-- START OF RECORDED INFORMATION --
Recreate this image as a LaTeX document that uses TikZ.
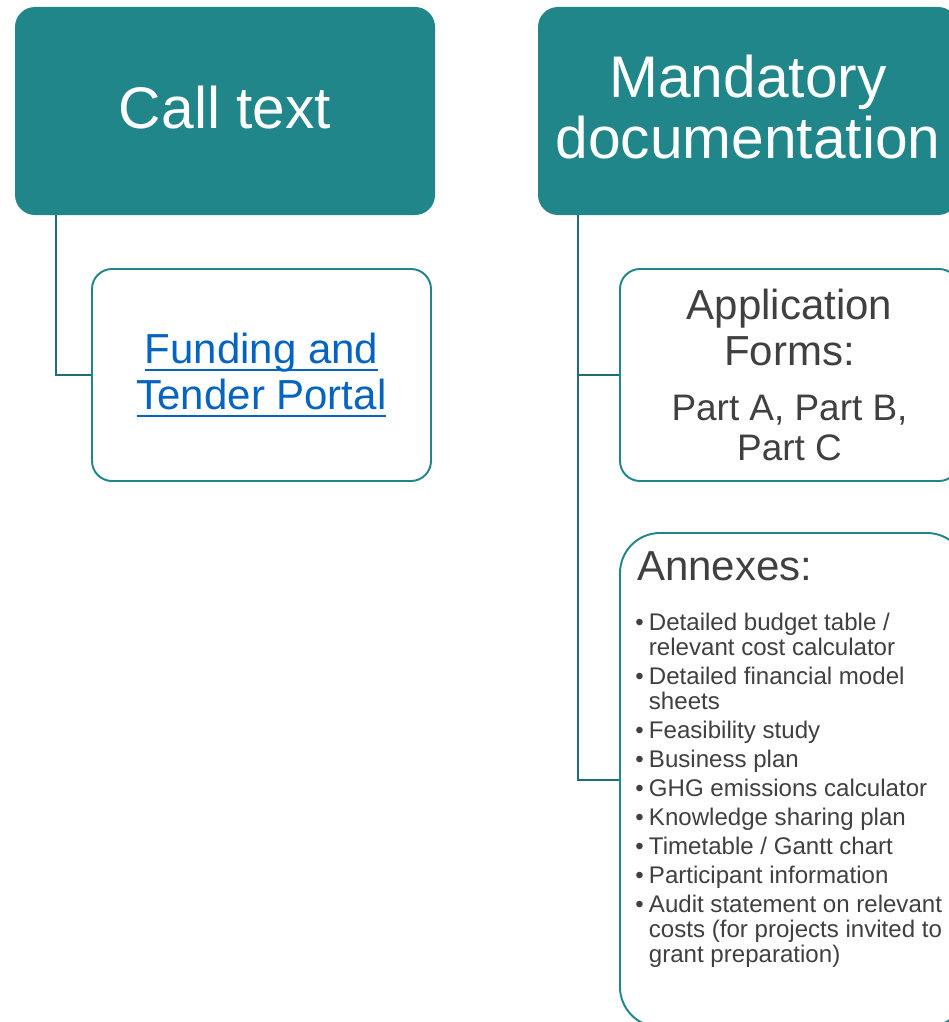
\documentclass[tikz,border=0pt]{standalone}
\usepackage{fontspec}
\setmainfont{Liberation Sans}
\usetikzlibrary{calc}
\definecolor{headteal}{RGB}{32,134,137}
\definecolor{branchteal}{RGB}{29,110,117}
\definecolor{bodygray}{RGB}{64,64,64}
\definecolor{portalblue}{RGB}{5,99,193}
\newcommand{\portalline}[1]{\setbox0\hbox{#1}\rlap{\rule[-4.6pt]{\wd0}{1.1pt}}\box0}
\newcommand{\annexitem}{\par\vspace{2.3pt}\noindent\llap{\textbullet\kern3pt}}
\newcommand{\partsize}{\fontsize{21}{22.8}\selectfont}
\tikzset{head/.style={fill=headteal,rounded corners=0.4cm,text=white,align=center,font=\fontsize{33.4}{34.7}\selectfont,text depth=0.16cm,minimum width=8.4cm,minimum height=4.16cm},leaf/.style={draw=headteal,line width=1.1pt,fill=white,rounded corners=0.4cm,text=bodygray,align=center,font=\fontsize{23.9}{26.2}\selectfont,minimum width=6.78cm,minimum height=4.24cm},branch/.style={draw=branchteal,line width=1.1pt}}

\begin{document}
\begin{tikzpicture}
\useasboundingbox (0,0) rectangle (18.96,-20.44);
\node[head] (calltext) at (4.5,-2.22) {Call text};
\node[head] (mandatory) at (14.96,-2.22) {Mandatory\\documentation};
\node[leaf,text=portalblue] (portal) at (5.23,-7.5)
{\portalline{Funding and}\\\portalline{Tender Portal}};
\node[leaf] (appforms) at (15.79,-7.5)
{Application\\Forms:\\[5.1pt]{\partsize Part A, Part B,}\\[-3.4pt]{\partsize Part C}};
\node[leaf,rounded corners=0.8cm,minimum width=6.94cm,minimum height=9.88cm,inner xsep=0.34cm,inner ysep=0.38cm,align=left] (annexes) at (15.87,-15.6)
{\parbox[t][9.12cm][t]{6.26cm}{\raggedright\fontsize{23.9}{27}\selectfont Annexes:\par
\fontsize{13.7}{14.2}\selectfont\leftskip=6.8pt\vspace{12pt}
\annexitem Detailed budget table /\\relevant cost calculator
\annexitem Detailed financial model\\sheets
\annexitem Feasibility study
\annexitem Business plan
\annexitem GHG emissions calculator
\annexitem Knowledge sharing plan
\annexitem Timetable / Gantt chart
\annexitem Participant information
\annexitem Audit statement on relevant\\costs (for projects invited to\\grant preparation)\par}};
\draw[branch] ($(calltext.south west)+(0.82,0)$) |- (portal.west);
\draw[branch] ($(mandatory.south west)+(0.8,0)$) |- (appforms.west);
\draw[branch] ($(mandatory.south west)+(0.8,0)$) |- (annexes.west);
\end{tikzpicture}
\end{document}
-- END OF RECORDED INFORMATION --
- [GIVEN TASK]: Except for the pictures, print the data above exactly.

- [ANSWER FOR THIS EXERCISE]:
Recreate this image as a LaTeX document that uses TikZ.
\documentclass[tikz,border=0pt]{standalone}
\usepackage{fontspec}
\setmainfont{Liberation Sans}
\usetikzlibrary{calc}
\definecolor{headteal}{RGB}{32,134,137}
\definecolor{branchteal}{RGB}{29,110,117}
\definecolor{bodygray}{RGB}{64,64,64}
\definecolor{portalblue}{RGB}{5,99,193}
\newcommand{\portalline}[1]{\setbox0\hbox{#1}\rlap{\rule[-4.6pt]{\wd0}{1.1pt}}\box0}
\newcommand{\annexitem}{\par\vspace{2.3pt}\noindent\llap{\textbullet\kern3pt}}
\newcommand{\partsize}{\fontsize{21}{22.8}\selectfont}
\tikzset{head/.style={fill=headteal,rounded corners=0.4cm,text=white,align=center,font=\fontsize{33.4}{34.7}\selectfont,text depth=0.16cm,minimum width=8.4cm,minimum height=4.16cm},leaf/.style={draw=headteal,line width=1.1pt,fill=white,rounded corners=0.4cm,text=bodygray,align=center,font=\fontsize{23.9}{26.2}\selectfont,minimum width=6.78cm,minimum height=4.24cm},branch/.style={draw=branchteal,line width=1.1pt}}

\begin{document}
\begin{tikzpicture}
\useasboundingbox (0,0) rectangle (18.96,-20.44);
\node[head] (calltext) at (4.5,-2.22) {Call text};
\node[head] (mandatory) at (14.96,-2.22) {Mandatory\\documentation};
\node[leaf,text=portalblue] (portal) at (5.23,-7.5)
{\portalline{Funding and}\\\portalline{Tender Portal}};
\node[leaf] (appforms) at (15.79,-7.5)
{Application\\Forms:\\[5.1pt]{\partsize Part A, Part B,}\\[-3.4pt]{\partsize Part C}};
\node[leaf,rounded corners=0.8cm,minimum width=6.94cm,minimum height=9.88cm,inner xsep=0.34cm,inner ysep=0.38cm,align=left] (annexes) at (15.87,-15.6)
{\parbox[t][9.12cm][t]{6.26cm}{\raggedright\fontsize{23.9}{27}\selectfont Annexes:\par
\fontsize{13.7}{14.2}\selectfont\leftskip=6.8pt\vspace{12pt}
\annexitem Detailed budget table /\\relevant cost calculator
\annexitem Detailed financial model\\sheets
\annexitem Feasibility study
\annexitem Business plan
\annexitem GHG emissions calculator
\annexitem Knowledge sharing plan
\annexitem Timetable / Gantt chart
\annexitem Participant information
\annexitem Audit statement on relevant\\costs (for projects invited to\\grant preparation)\par}};
\draw[branch] ($(calltext.south west)+(0.82,0)$) |- (portal.west);
\draw[branch] ($(mandatory.south west)+(0.8,0)$) |- (appforms.west);
\draw[branch] ($(mandatory.south west)+(0.8,0)$) |- (annexes.west);
\end{tikzpicture}
\end{document}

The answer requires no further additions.